At this point in the day, I can only pray that I remember to high five Shea as we pass in the garage and make sure that Annie gets into someone’s car.
Although I recently showed her how to push the stool over to the fridge to reach the food, so if she does get left behind, she will be able to feed her 3 year old self. Plus, she’s a third 3 year old, which means she’s resourceful.
Annie is the one prompting this post because in between emptying backpacks and skinning a butternut squash that will get cooked at some point this evening, my brain said “Hey, what happens when Annie needs to be somewhere too?”
I said “I don’t know” with a capital F.
When Gabe handed me the Join Beginning Band form last week and said “I think the trombone would be cool”, I just barely managed not to laugh in his face.
Oh really? You think I want to be at school by 8 to drop off, 11 to pick up Annie, 3 to pick up Kate and 5:30 to get you?
We told him no, just like I told the altar server coordinator no on Sunday. “After football, for sure” I said. “So football is more important than God?” he asked, predictably.

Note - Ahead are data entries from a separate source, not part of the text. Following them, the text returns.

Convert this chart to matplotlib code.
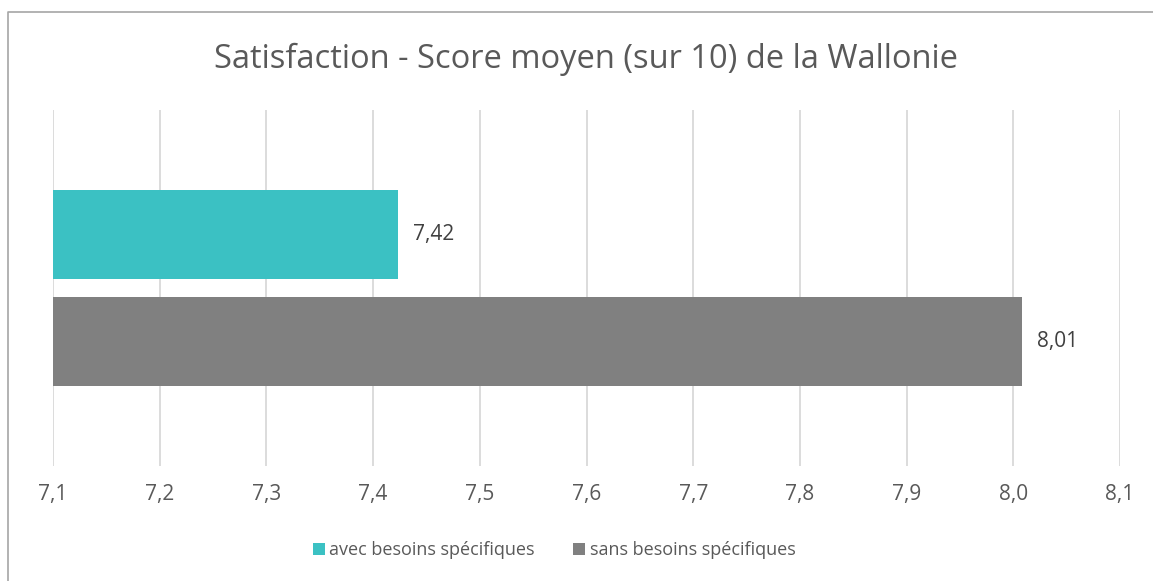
import matplotlib.pyplot as plt
from matplotlib.lines import Line2D

series = ['avec besoins spécifiques', 'sans besoins spécifiques']
scores = [7.423, 8.008]
labels = ['7,42', '8,01']
colors = ['#3BC1C3', '#808080']
xticks = [7.1, 7.2, 7.3, 7.4, 7.5, 7.6, 7.7, 7.8, 7.9, 8.0, 8.1]

plt.rcParams['font.family'] = ['Open Sans', 'DejaVu Sans']

W, H = 1153, 581
fig = plt.figure(figsize=(W / 100, H / 100), dpi=100, facecolor='white')
ax = fig.add_axes([53 / W, (H - 466) / H, (1120 - 53) / W, (466 - 110) / H])

ypos = [0.6, -0.6]
for y, s, v, c, lab in zip(ypos, series, scores, colors, labels):
    ax.barh(y, v - 7.1, left=7.1, height=1.0, color=c, label=s, zorder=3)
    ax.text(v + 0.014, y, lab, va='center', ha='left', fontsize=15, color='#404040')

ax.set_xlim(7.1, 8.1)
ax.set_ylim(-2, 2)
ax.set_xticks(xticks)
ax.set_xticklabels([f'{t:.1f}'.replace('.', ',') for t in xticks], fontsize=15, color='#595959')
ax.set_yticks([])
ax.tick_params(axis='x', length=0, pad=13)
ax.grid(axis='x', color='#D9D9D9', linewidth=1.3, zorder=0)
for sp in ax.spines.values():
    sp.set_visible(False)

fig.text(586 / W, (H - 68) / H, 'Satisfaction - Score moyen (sur 10) de la Wallonie',
         ha='center', va='baseline', fontsize=23.5, color='#595959')

handles, lbls = ax.get_legend_handles_labels()
fig.legend(handles, lbls, loc='center', bbox_to_anchor=(554 / W, (H - 550) / H), ncol=2,
           frameon=False, fontsize=13, labelcolor='#595959', handlelength=0.66,
           handleheight=0.66, handletextpad=0.27, columnspacing=2.1)

fig.add_artist(Line2D([8 / W, 8 / W, 1], [0, (H - 12) / H, (H - 12) / H],
                      transform=fig.transFigure, color='#A6A6A6', linewidth=1.2))

fig.savefig('out.png', dpi=100)
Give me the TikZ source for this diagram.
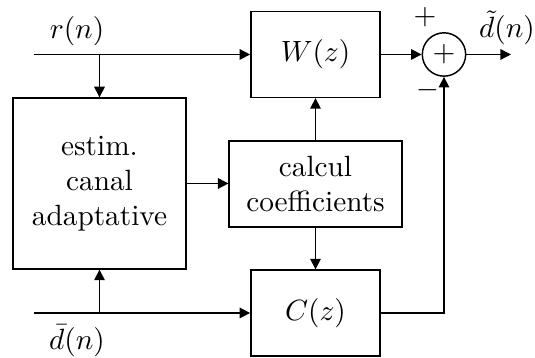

I rolled my eyes at him. My mom will tell you guilt hasn’t worked on me since way back.
“He will be at Mass and Sunday school. It’s no sin to not be an altar server” I told him.
I know there are super moms out there who can make it all happen, but I am not of their ilk. Not to mention that shuttling kids from one activity to the next on a schedule with Tick Tock precision, fueled by OCD and Starbucks, makes one neither super nor a mom.
We call those people “handlers”. I didn’t have kids to handle them. I’m trying to build a family of God-loving, kind human beings who eat as a family at the table and discuss ways to make this world a better place than we found it.
Right now we’re lucky if we can eat Taco Bell in the same car once a week without squirting hot sauce on somebody.
So if you’re the mom who swore you would never over-schedule your kids, knows how to say no and still finds herself split into a hundred car-pooling pieces?
You are not alone. I don’t know what the heck happened either.
At this point, there’s nothing left to do except salute each other with our water bottles full of (vodka) Gatorade and soldier on.